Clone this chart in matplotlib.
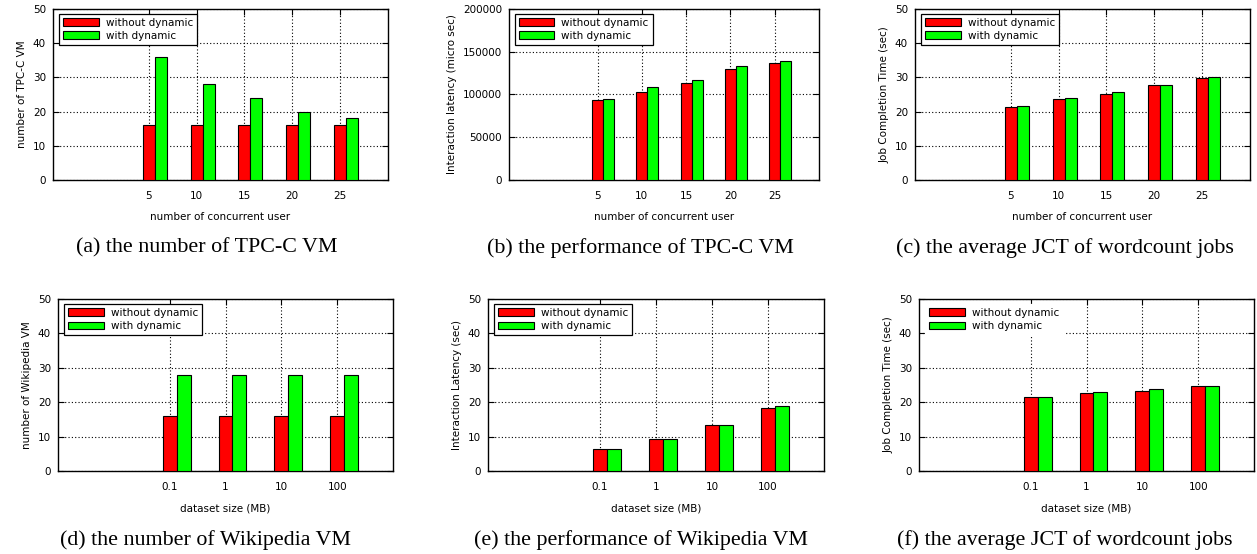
import numpy as np
import matplotlib
matplotlib.use("Agg")
import matplotlib.pyplot as plt

# ----------------------------------------
# Data
# ----------------------------------------
users = ["5", "10", "15", "20", "25"]
sizes = ["0.1", "1", "10", "100"]

tpcc_vm_without = [16, 16, 16, 16, 16]
tpcc_vm_with = [36, 28, 24, 20, 18]

tpcc_lat_without = [94000, 103500, 113500, 129800, 136400]
tpcc_lat_with = [94200, 108700, 116500, 133300, 139500]

jct_users_without = [21.3, 23.6, 25.2, 27.7, 29.8]
jct_users_with = [21.5, 23.9, 25.7, 27.8, 30.0]

wiki_vm_without = [16, 16, 16, 16]
wiki_vm_with = [28, 28, 28, 28]

wiki_lat_without = [6.5, 9.3, 13.5, 18.3]
wiki_lat_with = [6.5, 9.3, 13.5, 18.8]

jct_size_without = [21.4, 22.6, 23.2, 24.7]
jct_size_with = [21.6, 22.9, 23.7, 24.8]

RED = "#ff0000"
GREEN = "#00ff00"
W, H = 1257, 554

plt.rcParams["font.family"] = "DejaVu Sans"
plt.rcParams["font.size"] = 7.5

fig = plt.figure(figsize=(W / 100, H / 100), dpi=100)


def make_axes(left, right, top, bottom):
    return fig.add_axes([left / W, 1 - bottom / H, (right - left) / W, (bottom - top) / H])


def draw_panel(ax, cats, without, with_, ymax, ystep, ylabel, xlabel):
    x = np.arange(len(cats))
    bw = 0.25
    ax.bar(x, without, bw, color=RED, edgecolor="black", linewidth=0.8,
           label="without dynamic", zorder=3)
    ax.bar(x + bw, with_, bw, color=GREEN, edgecolor="black", linewidth=0.8,
           label="with dynamic", zorder=3)
    ax.set_xlim(-2, len(cats))
    ax.set_ylim(0, ymax)
    ax.set_xticks(x)
    ax.set_xticklabels(cats)
    ax.set_yticks(np.arange(0, ymax + 1, ystep))
    ax.grid(True, linestyle=(0, (1, 2)), color="black", linewidth=0.8, zorder=0)
    ax.tick_params(direction="in", top=True, right=True, length=4, width=0.8)
    ax.tick_params(axis="x", pad=8)
    ax.tick_params(axis="y", pad=5)
    for s in ax.spines.values():
        s.set_linewidth(1.0)
    ax.set_ylabel(ylabel, labelpad=4)
    ax.set_xlabel(xlabel, labelpad=8)


def add_legend(ax, frame=True):
    leg = ax.legend(loc="upper left", bbox_to_anchor=(0.018, 0.972), frameon=True,
                    fancybox=False, framealpha=1, handlelength=3.4, handleheight=0.8,
                    borderpad=0.4, labelspacing=0.3, handletextpad=0.7,
                    borderaxespad=0.0, fontsize=7.5)
    leg.get_frame().set_linewidth(0.9)
    leg.get_frame().set_edgecolor("black" if frame else "white")
    leg.set_zorder(5)


# top row
ax_a = make_axes(53, 388, 9, 180)
draw_panel(ax_a, users, tpcc_vm_without, tpcc_vm_with, 50, 10,
           "number of TPC-C VM", "number of concurrent user")
add_legend(ax_a)

ax_b = make_axes(509, 819, 9, 180)
draw_panel(ax_b, users, tpcc_lat_without, tpcc_lat_with, 200000, 50000,
           "Interaction latency (micro sec)", "number of concurrent user")
add_legend(ax_b)

ax_c = make_axes(915, 1250, 9, 180)
draw_panel(ax_c, users, jct_users_without, jct_users_with, 50, 10,
           "Job Completion Time (sec)", "number of concurrent user")
add_legend(ax_c)

# bottom row
ax_d = make_axes(58, 393, 299, 471)
draw_panel(ax_d, sizes, wiki_vm_without, wiki_vm_with, 50, 10,
           "number of Wikipedia VM", "dataset size (MB)")
add_legend(ax_d)

ax_e = make_axes(488, 824, 299, 471)
draw_panel(ax_e, sizes, wiki_lat_without, wiki_lat_with, 50, 10,
           "Interaction Latency (sec)", "dataset size (MB)")
add_legend(ax_e)

ax_f = make_axes(919, 1254, 299, 471)
draw_panel(ax_f, sizes, jct_size_without, jct_size_with, 50, 10,
           "Job Completion Time (sec)", "dataset size (MB)")
add_legend(ax_f, frame=False)

# captions
captions = [
    (207, 248, "(a) the number of TPC-C VM"),
    (640, 248, "(b) the performance of TPC-C VM"),
    (1065, 248, "(c) the average JCT of wordcount jobs"),
    (205, 540, "(d) the number of Wikipedia VM"),
    (641, 540, "(e) the performance of Wikipedia VM"),
    (1065, 540, "(f) the average JCT of wordcount jobs"),
]
for cx, cy, txt in captions:
    fig.text(cx / W, 1 - cy / H, txt, ha="center", va="center",
             family="Liberation Serif", fontsize=15.8)

fig.savefig("out.png", dpi=100)
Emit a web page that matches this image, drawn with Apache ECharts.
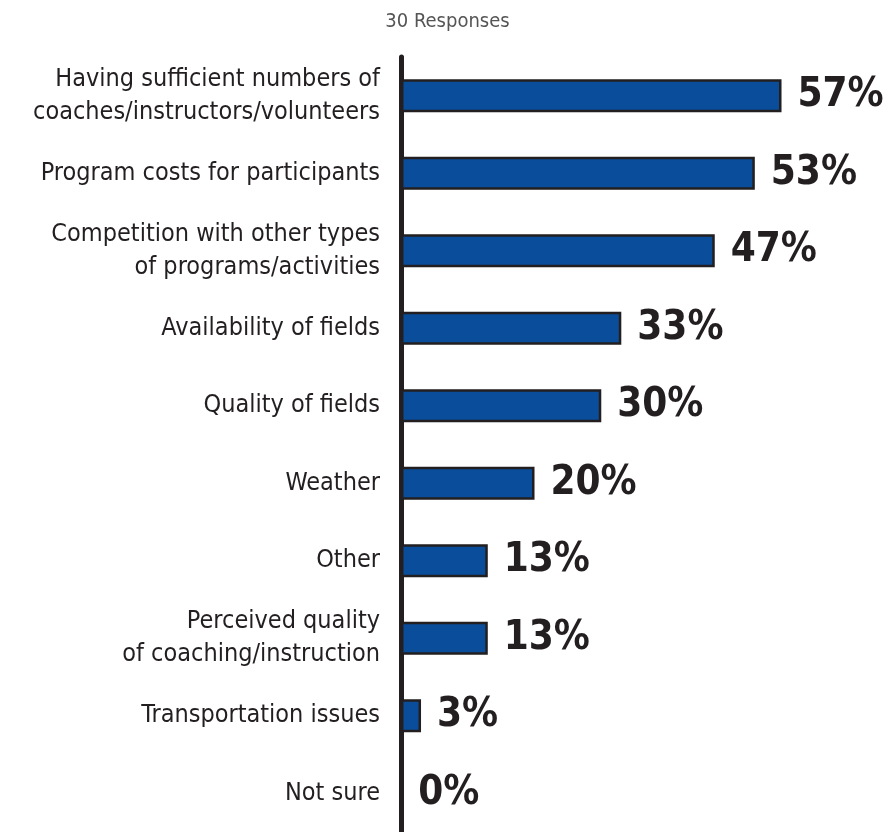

GIVEN INSTRUCTION: Both the first line of the records above and the line containing "return fig.add_axes([left /" belong in the copy; please return them and every line between, exactly, minus the pictures.

TASK RESULT:
Clone this chart in matplotlib.
import numpy as np
import matplotlib
matplotlib.use("Agg")
import matplotlib.pyplot as plt

# ----------------------------------------
# Data
# ----------------------------------------
users = ["5", "10", "15", "20", "25"]
sizes = ["0.1", "1", "10", "100"]

tpcc_vm_without = [16, 16, 16, 16, 16]
tpcc_vm_with = [36, 28, 24, 20, 18]

tpcc_lat_without = [94000, 103500, 113500, 129800, 136400]
tpcc_lat_with = [94200, 108700, 116500, 133300, 139500]

jct_users_without = [21.3, 23.6, 25.2, 27.7, 29.8]
jct_users_with = [21.5, 23.9, 25.7, 27.8, 30.0]

wiki_vm_without = [16, 16, 16, 16]
wiki_vm_with = [28, 28, 28, 28]

wiki_lat_without = [6.5, 9.3, 13.5, 18.3]
wiki_lat_with = [6.5, 9.3, 13.5, 18.8]

jct_size_without = [21.4, 22.6, 23.2, 24.7]
jct_size_with = [21.6, 22.9, 23.7, 24.8]

RED = "#ff0000"
GREEN = "#00ff00"
W, H = 1257, 554

plt.rcParams["font.family"] = "DejaVu Sans"
plt.rcParams["font.size"] = 7.5

fig = plt.figure(figsize=(W / 100, H / 100), dpi=100)


def make_axes(left, right, top, bottom):
    return fig.add_axes([left / W, 1 - bottom / H, (right - left) / W, (bottom - top) / H])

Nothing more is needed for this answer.